実はこの膝がかなり弱っていることは知っていた。靱帯がほぼない状態なのだ…多分。膝靱帯は一度伸びたり切れたりすると元には戻らないので、膝の周りに筋肉をつけてカバーするしかないというのも知っていた。しかし「今年の夏は自分の撮影をしてできる限り映像を残したいな」と思っていたので、冬があける頃から身体を作っていたつもりだった。不安だったワケでも我を怪しんだワケでもなく、それなりの緊張感をもってトライしていたので、単純に膝がポンコツだったという話である。戦う時はやはり心身一体でなければ勝利は納められないのである。
翌日、日曜でもやっている病院を探し、歩くのは少々きついのでバイクに乗ってしまえと思い、バイクにまたがり病院まで行った。ほぼ歩かなくてすむのでいい選択肢だったと自分を褒める。レントゲンを撮って骨に異常がないことを確認、また靱帯が伸びたか切れたかしたのだろう。ケンケンで病院内をピョコピョコと跳ねる僕を見て、医者は簡易的なギブスとレンタルの松葉杖を出してくれた。「今まで松葉杖って貸すとまったく返ってこなかったんだけど、一時預かり金5千円てのをもらうようになってからは結構返ってくるよ。 ハハハ」というワケで、治療費4千円と松葉杖を返すまでの間捕虜になる5千円を持っていかれた。しかし松葉杖はかなり助かる。時速1キロくらいで歩いていたのが、倍かそのさらに倍くらいのスピードにはなってくれそうだった。よっしゃ! と思いながら外に出て気がつく…。ガッデーム…バイクで来たんだったわ。僕のバイクはスクータータイプではなく、しっかりまたがってギアをカチャカチャ変えながら走るヤツだ。松葉杖を持つ余裕なんてまったくない。スケートボードを乗せるみたいに尻の下に横にして座ってみた。ダメだ。松葉杖ってスケートボードの2倍くらいあるし…。こんなんで走ったら横の車かガードレールに引っかかって、もう1回病院に戻る羽目になる。しかもバイクにまたがるのがやっとな身体なのに、これを尻で支えながら走るなんて妙技すぎて絶対無理、完全にない。

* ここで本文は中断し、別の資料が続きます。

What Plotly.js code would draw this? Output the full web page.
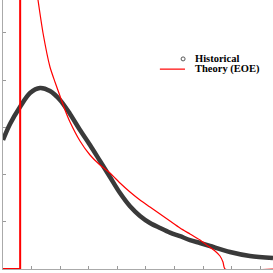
<!DOCTYPE html>
<html>
<head>
<meta charset="utf-8">
<script src="https://cdn.plot.ly/plotly-3.0.1.min.js"></script>
<style>html,body{margin:0;padding:0;background:#fff;}#chart{width:273px;height:273px;}</style>
</head>
<body>
<div id="chart"></div>
<script>
// Historical distribution
var histX = [0, 0.245, 0.594, 0.944, 1.294, 1.643, 1.993, 2.343, 2.692, 3.042, 3.392, 3.741, 4.091, 4.441, 4.790, 5.140, 5.490, 5.839, 6.189, 6.538, 6.888, 7.238, 7.937, 8.636, 9.441];
var histY = [2.733, 3.072, 3.432, 3.729, 3.835, 3.771, 3.581, 3.284, 2.945, 2.627, 2.288, 1.949, 1.610, 1.330, 1.125, 0.975, 0.869, 0.770, 0.695, 0.614, 0.551, 0.487, 0.360, 0.275, 0.233];

// Theory (EOE) curve
var theoryX = [1.224, 1.399, 1.643, 1.818, 1.993, 2.168, 2.343, 2.692, 3.042, 3.392, 3.741, 4.091, 4.441, 4.790, 5.140, 5.490, 5.839, 6.189, 6.538, 6.888, 7.168, 7.413, 7.587, 7.692, 7.762, 9.441];
var theoryY = [5.699, 5.000, 4.280, 3.962, 3.665, 3.369, 3.114, 2.712, 2.415, 2.203, 2.034, 1.822, 1.631, 1.462, 1.314, 1.165, 1.017, 0.869, 0.742, 0.614, 0.487, 0.381, 0.275, 0.148, 0, 0];

// Theory lower bound (zero below, vertical edge)
var edgeX = [0, 0.6, 0.6];
var edgeY = [0, 0, 10];

var legendLabels = ["Historical", "Theory (EOE)"];

var traces = [
  {x: histX, y: histY, mode: 'lines', line: {color: '#3a3a3a', width: 4.5, shape: 'spline', smoothing: 0.9}, showlegend: false, name: legendLabels[0]},
  {x: edgeX, y: edgeY, mode: 'lines', line: {color: '#ff0000', width: 2}, showlegend: false, name: legendLabels[1]},
  {x: theoryX, y: theoryY, mode: 'lines', line: {color: '#ff0000', width: 1.2, shape: 'spline', smoothing: 0.6}, showlegend: false, name: legendLabels[1]}
];

var fontL = {family: 'Liberation Serif, Times New Roman, serif', size: 10.5, color: '#000', weight: 'bold'};

var layout = {
  width: 273, height: 273,
  margin: {l: 3, r: 0, t: 0, b: 4, pad: 0},
  paper_bgcolor: '#fff', plot_bgcolor: '#fff',
  showlegend: false,
  xaxis: {range: [0, 9.441], showgrid: false, zeroline: false, showticklabels: false,
          ticks: 'inside', ticklen: 3, tickcolor: '#999', dtick: 1, tick0: 0,
          showline: true, linecolor: '#aaa', linewidth: 1},
  yaxis: {range: [0, 5.699], showgrid: false, zeroline: false, showticklabels: false,
          ticks: 'inside', ticklen: 3, tickcolor: '#999', dtick: 1, tick0: 0,
          showline: true, linecolor: '#aaa', linewidth: 1},
  annotations: [
    {xref: 'paper', yref: 'paper', x: 0.704, y: 0.781, xanchor: 'left', yanchor: 'middle', text: legendLabels[0], showarrow: false, font: fontL},
    {xref: 'paper', yref: 'paper', x: 0.704, y: 0.743, xanchor: 'left', yanchor: 'middle', text: legendLabels[1], showarrow: false, font: fontL}
  ],
  shapes: [
    {type: 'circle', xref: 'paper', yref: 'paper', xsizemode: 'pixel', ysizemode: 'pixel',
     xanchor: 0.667, yanchor: 0.781, x0: -2, x1: 2, y0: -2, y1: 2, line: {color: '#555', width: 1}},
    {type: 'line', xref: 'paper', yref: 'paper', x0: 0.581, x1: 0.674, y0: 0.743, y1: 0.743, line: {color: '#ff0000', width: 1.2}}
  ]
};

Plotly.newPlot('chart', traces, layout, {displayModeBar: false, staticPlot: true});
</script>
</body>
</html>
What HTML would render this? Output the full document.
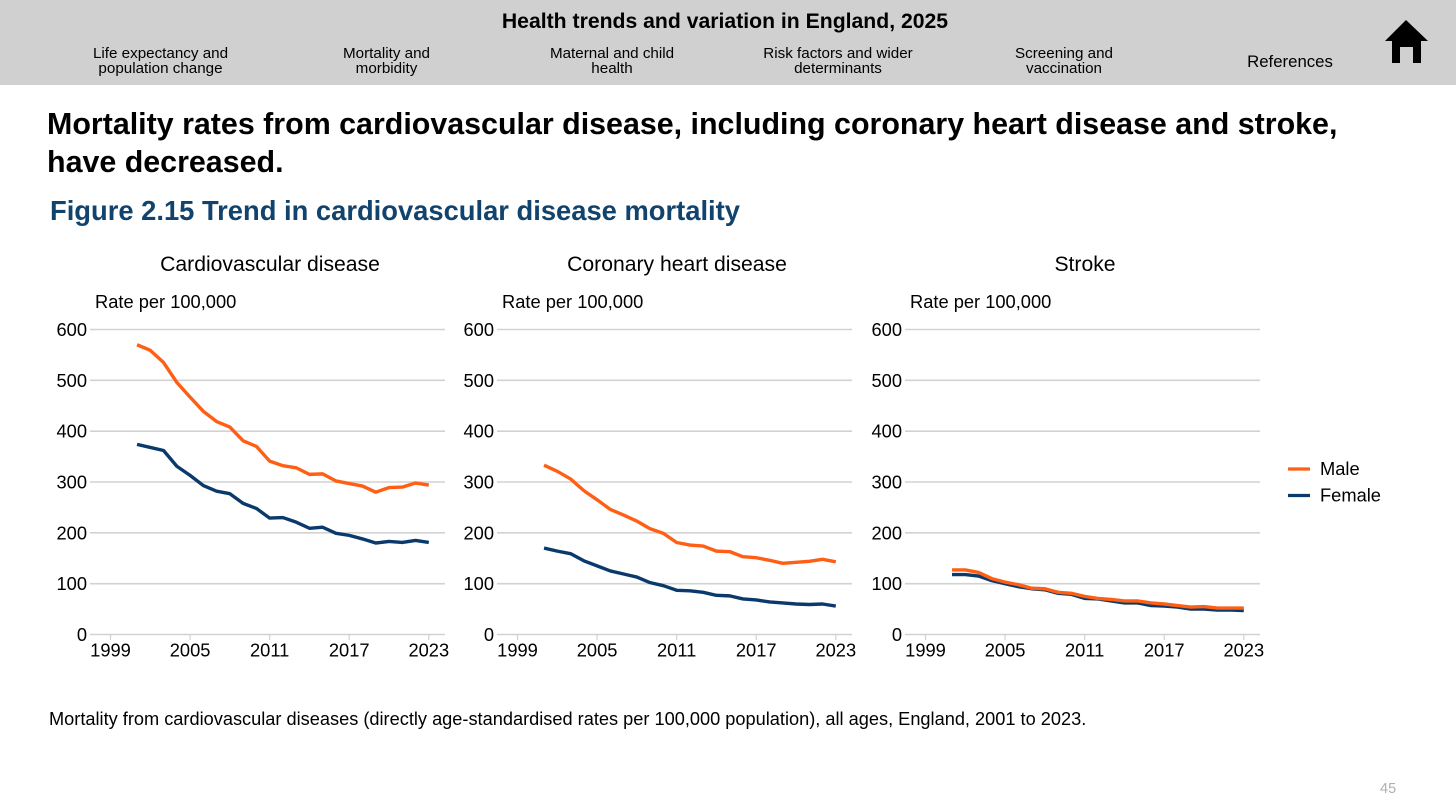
<!DOCTYPE html>
<html lang="en">
<head>
<meta charset="utf-8">
<title>Trend in cardiovascular disease mortality</title>
<style>
html,body{margin:0;padding:0;background:#fff;}
body{width:1456px;height:812px;overflow:hidden;position:relative;font-family:"Liberation Sans",Arial,sans-serif;color:#000;}
.abs{position:absolute;}
#header-bar{left:0;top:0;width:1456px;height:85px;background:#d0d0d0;}
.nav{position:absolute;text-align:center;font-size:15.2px;line-height:14.5px;transform:translateX(-50%);white-space:nowrap;}
svg text{font-family:"Liberation Sans",Arial,sans-serif;}
</style>
</head>
<body>
<div class="abs" id="header-bar"></div>
<div class="abs" style="left:0;width:1450px;text-align:center;top:10px;font-size:21.2px;line-height:24px;font-weight:bold;">Health trends and variation in England, 2025</div>
<div class="nav" style="left:160.5px;top:47px;">Life expectancy and<br>population change</div>
<div class="nav" style="left:386.5px;top:47px;">Mortality and<br>morbidity</div>
<div class="nav" style="left:612px;top:47px;">Maternal and child<br>health</div>
<div class="nav" style="left:838px;top:47px;">Risk factors and wider<br>determinants</div>
<div class="nav" style="left:1064px;top:47px;">Screening and<br>vaccination</div>
<div class="nav" style="left:1290px;top:53px;font-size:16.8px;line-height:17px;">References</div>
<svg class="abs" style="left:0;top:0;" width="1456" height="85" viewBox="0 0 1456 85">
<polygon points="1406,20 1428,41 1421,41 1421,63 1413,63 1413,47 1400,47 1400,63 1392,63 1392,41 1385,41" fill="#000"/>
</svg>
<div class="abs" style="left:47px;top:105px;width:1340px;font-size:30.4px;line-height:38px;font-weight:bold;">Mortality rates from cardiovascular disease, including coronary heart disease and stroke,<br>have decreased.</div>
<div class="abs" style="left:50px;top:193.5px;font-size:27.35px;line-height:33px;font-weight:bold;color:#12436d;white-space:nowrap;">Figure 2.15 Trend in cardiovascular disease mortality</div>
<svg class="abs" id="charts" style="left:0;top:0;" width="1456" height="812"></svg>
<div class="abs" style="left:49px;top:709px;font-size:18.2px;line-height:21px;white-space:nowrap;">Mortality from cardiovascular diseases (directly age-standardised rates per 100,000 population), all ages, England, 2001 to 2023.</div>
<div class="abs" style="left:1380px;top:781px;font-size:14.5px;line-height:17px;color:#b0b0b0;">45</div>
<script>
const years = [2001,2002,2003,2004,2005,2006,2007,2008,2009,2010,2011,2012,2013,2014,2015,2016,2017,2018,2019,2020,2021,2022,2023];
const xTicks = [1999,2005,2011,2017,2023];
const yTicks = [0,100,200,300,400,500,600];
const panelTitles = ["Cardiovascular disease","Coronary heart disease","Stroke"];
const seriesNames = ["Male","Female"];
const cvdMale = [570,559,535,496,467,439,419,408,381,370,341,332,328,315,316,302,297,292,280,289,290,298,294];
const cvdFemale = [374,368,362,331,313,293,282,277,258,248,229,230,221,209,211,199,195,188,180,183,181,185,181];
const chdMale = [333,321,306,283,265,246,235,223,208,199,181,176,174,164,163,153,151,146,140,142,144,148,143];
const chdFemale = [170,164,159,145,135,125,119,113,102,96,87,86,83,77,76,70,68,64,62,60,59,60,56];
const strokeMale = [127,127,122,110,103,98,91,90,83,81,75,71,69,66,66,62,60,57,54,55,52,52,52];
const strokeFemale = [118,118,115,106,100,94,90,88,81,79,71,70,66,62,62,57,56,54,50,50,48,48,47];

const SVGNS = "http://www.w3.org/2000/svg";
const svg = document.getElementById("charts");
const colors = ["#ff5f14","#0a3a6b"];
const panels = [
  {left:90, male:cvdMale, female:cvdFemale, key:"cvd"},
  {left:497, male:chdMale, female:chdFemale, key:"chd"},
  {left:905, male:strokeMale, female:strokeFemale, key:"stroke"}
];
function yScale(v){ return 634.5 - v * 305 / 600; }
function xScale(left, yr){ return left + 20.5 + (yr - 1999) * 318.3 / 24; }
function make(tag, attrs, name, text){
  const el = document.createElementNS(SVGNS, tag);
  for (const k in attrs) el.setAttribute(k, attrs[k]);
  
  
  if (text !== undefined) el.textContent = text;
  svg.appendChild(el);
  return el;
}
panels.forEach(function(p, i){
  make("text",{x:p.left+180,y:271,"text-anchor":"middle","font-size":"21.15"},"panel-title-"+p.key,panelTitles[i]);
  make("text",{x:p.left+5,y:308,"font-size":"18.3"},"y-axis-title-"+p.key,"Rate per 100,000");
  yTicks.forEach(function(t){
    const y = yScale(t);
    make("line",{x1:p.left,x2:p.left+355,y1:y,y2:y,stroke:"#d2d2d2","stroke-width":"1.6"},"gridline-"+p.key+"-"+t);
    make("text",{x:p.left-3,y:y+6.5,"text-anchor":"end","font-size":"18.3"},"y-tick-"+p.key+"-"+t,String(t));
  });
  xTicks.forEach(function(t){
    const x = xScale(p.left,t);
    make("line",{x1:x,x2:x,y1:634.5,y2:640,stroke:"#d2d2d2","stroke-width":"1.2"},"x-tick-mark-"+p.key+"-"+t);
    make("text",{x:x,y:656.5,"text-anchor":"middle","font-size":"18.3"},"x-tick-"+p.key+"-"+t,String(t));
  });
  [p.female,p.male].forEach(function(vals){
    const idx = vals === p.male ? 0 : 1;
    const pts = vals.map(function(v,j){ return xScale(p.left,years[j]).toFixed(2)+","+yScale(v).toFixed(2); }).join(" ");
    make("polyline",{points:pts,fill:"none",stroke:colors[idx],"stroke-width":"3.4","stroke-linejoin":"round"},"line-"+p.key+"-"+seriesNames[idx].toLowerCase());
  });
});
seriesNames.forEach(function(n,i){
  const y = 469 + i*26.5;
  make("line",{x1:1288,x2:1310,y1:y,y2:y,stroke:colors[i],"stroke-width":"3.2"},"legend-line-"+n.toLowerCase());
  make("text",{x:1320,y:y+6,"font-size":"18.3"},"legend-label-"+n.toLowerCase(),n);
});
</script>
</body>
</html>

いろいろ考えたけど答えがまったく分からない。考えるのが面倒くさくて何も考えていない時間とかも多分3分くらいはあった。最終的に考えたのは「Tシャツの背中部分に!」 かなり強引だが、もうこれしかないだろう。ということで、まずはヨッコラショとバイクになんとかまたがり、Tシャツの背中の襟の中に杖を2本突っ込んでみる。かなり不安定なので、Tシャツの下から出ている杖の足をバイクのシートと後ろのキャリアの間の溝に突っ込んでみると少し安定したが、絶対に曲がらない背骨を装着したようなもんだ。背筋が伸びまくっているおかげでハンドルからは遠くなり、手もピーンと伸ばしている状態。おまけにガラスに写った自分を見ると、松葉杖が背中からかなり高い位置まで突き出している。頭5個分くらいだろうか。アホすぎて自分でも笑えてきた。
シャキッと背筋を伸ばし、腕もピンと張り、右足にギブスをして背中から松葉杖が突き出している状態で時速25キロくらいで五日市街道を走っている白いバイクを見たことがあるとすれば、それは完全に僕だ。走っていると金髪の欧米ギャルが3人向こうから歩道を歩いてくるのが見えた。欧米人は知らない人でも目が合うとニコリとしてくれるのを僕は知っている。しかしそのギャルたちのニコリは僕の知っているそれとは違うようだった。明らかに厳つく飛び出している松葉杖に目が行っている。必死の思いで家に帰って、忍者が刀を抜くように杖を背中から抜くと、お気に入りのTシャツの襟は見たこともないくらいの伸びているではないか。締まりのないVネックになってしまった。家に入ると病院に行く時は心配そうな顔をしていた嫁にすら笑われた。
前から良く知っていたし、忘れていたワケでもない。しかし今回また改めて理解した。怪我して良いことは何ひとつない。